### Task instructions
Render the material again word for word, skipping the pictures in it.

### Data extract
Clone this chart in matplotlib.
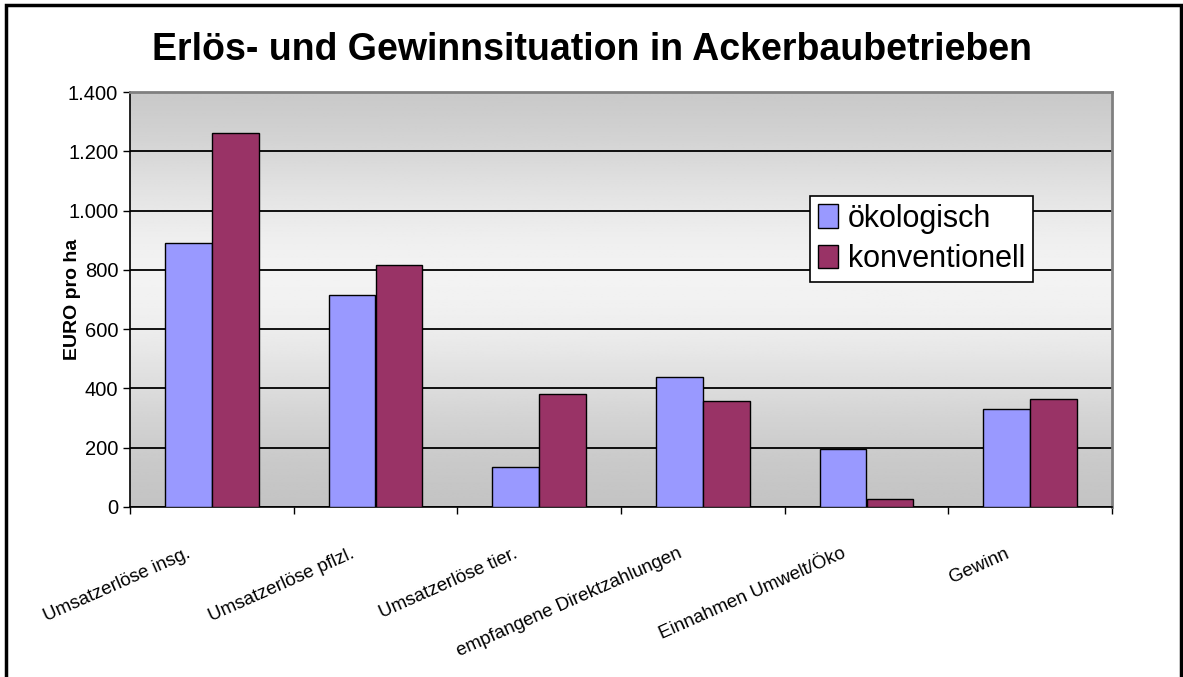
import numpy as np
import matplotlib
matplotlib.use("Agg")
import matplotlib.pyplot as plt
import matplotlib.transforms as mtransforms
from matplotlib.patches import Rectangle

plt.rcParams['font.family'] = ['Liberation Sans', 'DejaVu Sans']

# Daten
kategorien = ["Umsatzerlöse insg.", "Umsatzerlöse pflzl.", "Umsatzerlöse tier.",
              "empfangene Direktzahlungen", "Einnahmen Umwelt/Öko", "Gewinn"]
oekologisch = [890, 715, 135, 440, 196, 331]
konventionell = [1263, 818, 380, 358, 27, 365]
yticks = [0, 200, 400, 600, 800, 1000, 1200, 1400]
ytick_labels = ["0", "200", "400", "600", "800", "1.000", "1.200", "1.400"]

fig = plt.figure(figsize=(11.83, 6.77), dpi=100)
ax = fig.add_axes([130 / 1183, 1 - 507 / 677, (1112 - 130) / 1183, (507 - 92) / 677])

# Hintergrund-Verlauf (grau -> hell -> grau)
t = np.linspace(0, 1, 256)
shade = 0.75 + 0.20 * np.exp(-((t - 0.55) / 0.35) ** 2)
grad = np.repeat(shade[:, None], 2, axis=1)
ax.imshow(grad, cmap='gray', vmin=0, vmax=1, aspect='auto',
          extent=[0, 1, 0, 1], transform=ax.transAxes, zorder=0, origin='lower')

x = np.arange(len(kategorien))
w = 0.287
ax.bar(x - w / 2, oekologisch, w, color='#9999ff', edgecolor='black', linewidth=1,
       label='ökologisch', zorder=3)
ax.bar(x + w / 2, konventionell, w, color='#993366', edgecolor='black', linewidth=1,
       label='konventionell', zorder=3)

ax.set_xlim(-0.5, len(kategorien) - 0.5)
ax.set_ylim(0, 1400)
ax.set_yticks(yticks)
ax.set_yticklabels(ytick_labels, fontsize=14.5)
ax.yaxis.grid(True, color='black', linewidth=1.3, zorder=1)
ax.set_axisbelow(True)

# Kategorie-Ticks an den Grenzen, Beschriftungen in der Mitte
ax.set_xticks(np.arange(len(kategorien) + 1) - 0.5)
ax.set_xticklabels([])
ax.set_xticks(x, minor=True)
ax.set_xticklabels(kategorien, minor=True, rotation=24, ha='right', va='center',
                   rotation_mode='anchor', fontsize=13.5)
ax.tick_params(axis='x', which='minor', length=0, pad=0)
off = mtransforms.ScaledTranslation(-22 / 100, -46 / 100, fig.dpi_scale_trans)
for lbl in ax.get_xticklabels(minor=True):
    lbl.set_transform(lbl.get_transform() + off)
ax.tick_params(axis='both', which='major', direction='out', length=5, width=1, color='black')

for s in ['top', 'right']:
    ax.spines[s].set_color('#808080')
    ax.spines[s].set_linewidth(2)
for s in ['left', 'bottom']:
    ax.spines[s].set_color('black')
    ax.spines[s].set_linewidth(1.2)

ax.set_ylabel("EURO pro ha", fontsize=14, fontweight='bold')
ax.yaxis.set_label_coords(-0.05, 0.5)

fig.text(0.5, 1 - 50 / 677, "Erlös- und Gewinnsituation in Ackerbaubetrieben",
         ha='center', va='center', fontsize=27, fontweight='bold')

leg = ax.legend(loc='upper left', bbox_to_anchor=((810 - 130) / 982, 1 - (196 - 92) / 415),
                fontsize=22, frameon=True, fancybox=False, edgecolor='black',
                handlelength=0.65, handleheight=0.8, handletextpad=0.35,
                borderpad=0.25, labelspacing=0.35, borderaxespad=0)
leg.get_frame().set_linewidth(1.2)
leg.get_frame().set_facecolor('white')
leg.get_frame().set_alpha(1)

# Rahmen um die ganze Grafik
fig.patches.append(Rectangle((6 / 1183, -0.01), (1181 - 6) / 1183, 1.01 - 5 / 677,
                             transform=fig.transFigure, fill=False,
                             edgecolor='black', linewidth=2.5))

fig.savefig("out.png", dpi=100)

### Answer
Clone this chart in matplotlib.
import numpy as np
import matplotlib
matplotlib.use("Agg")
import matplotlib.pyplot as plt
import matplotlib.transforms as mtransforms
from matplotlib.patches import Rectangle

plt.rcParams['font.family'] = ['Liberation Sans', 'DejaVu Sans']

# Daten
kategorien = ["Umsatzerlöse insg.", "Umsatzerlöse pflzl.", "Umsatzerlöse tier.",
              "empfangene Direktzahlungen", "Einnahmen Umwelt/Öko", "Gewinn"]
oekologisch = [890, 715, 135, 440, 196, 331]
konventionell = [1263, 818, 380, 358, 27, 365]
yticks = [0, 200, 400, 600, 800, 1000, 1200, 1400]
ytick_labels = ["0", "200", "400", "600", "800", "1.000", "1.200", "1.400"]

fig = plt.figure(figsize=(11.83, 6.77), dpi=100)
ax = fig.add_axes([130 / 1183, 1 - 507 / 677, (1112 - 130) / 1183, (507 - 92) / 677])

# Hintergrund-Verlauf (grau -> hell -> grau)
t = np.linspace(0, 1, 256)
shade = 0.75 + 0.20 * np.exp(-((t - 0.55) / 0.35) ** 2)
grad = np.repeat(shade[:, None], 2, axis=1)
ax.imshow(grad, cmap='gray', vmin=0, vmax=1, aspect='auto',
          extent=[0, 1, 0, 1], transform=ax.transAxes, zorder=0, origin='lower')

x = np.arange(len(kategorien))
w = 0.287
ax.bar(x - w / 2, oekologisch, w, color='#9999ff', edgecolor='black', linewidth=1,
       label='ökologisch', zorder=3)
ax.bar(x + w / 2, konventionell, w, color='#993366', edgecolor='black', linewidth=1,
       label='konventionell', zorder=3)

ax.set_xlim(-0.5, len(kategorien) - 0.5)
ax.set_ylim(0, 1400)
ax.set_yticks(yticks)
ax.set_yticklabels(ytick_labels, fontsize=14.5)
ax.yaxis.grid(True, color='black', linewidth=1.3, zorder=1)
ax.set_axisbelow(True)

# Kategorie-Ticks an den Grenzen, Beschriftungen in der Mitte
ax.set_xticks(np.arange(len(kategorien) + 1) - 0.5)
ax.set_xticklabels([])
ax.set_xticks(x, minor=True)
ax.set_xticklabels(kategorien, minor=True, rotation=24, ha='right', va='center',
                   rotation_mode='anchor', fontsize=13.5)
ax.tick_params(axis='x', which='minor', length=0, pad=0)
off = mtransforms.ScaledTranslation(-22 / 100, -46 / 100, fig.dpi_scale_trans)
for lbl in ax.get_xticklabels(minor=True):
    lbl.set_transform(lbl.get_transform() + off)
ax.tick_params(axis='both', which='major', direction='out', length=5, width=1, color='black')

for s in ['top', 'right']:
    ax.spines[s].set_color('#808080')
    ax.spines[s].set_linewidth(2)
for s in ['left', 'bottom']:
    ax.spines[s].set_color('black')
    ax.spines[s].set_linewidth(1.2)

ax.set_ylabel("EURO pro ha", fontsize=14, fontweight='bold')
ax.yaxis.set_label_coords(-0.05, 0.5)

fig.text(0.5, 1 - 50 / 677, "Erlös- und Gewinnsituation in Ackerbaubetrieben",
         ha='center', va='center', fontsize=27, fontweight='bold')

leg = ax.legend(loc='upper left', bbox_to_anchor=((810 - 130) / 982, 1 - (196 - 92) / 415),
                fontsize=22, frameon=True, fancybox=False, edgecolor='black',
                handlelength=0.65, handleheight=0.8, handletextpad=0.35,
                borderpad=0.25, labelspacing=0.35, borderaxespad=0)
leg.get_frame().set_linewidth(1.2)
leg.get_frame().set_facecolor('white')
leg.get_frame().set_alpha(1)

# Rahmen um die ganze Grafik
fig.patches.append(Rectangle((6 / 1183, -0.01), (1181 - 6) / 1183, 1.01 - 5 / 677,
                             transform=fig.transFigure, fill=False,
                             edgecolor='black', linewidth=2.5))

fig.savefig("out.png", dpi=100)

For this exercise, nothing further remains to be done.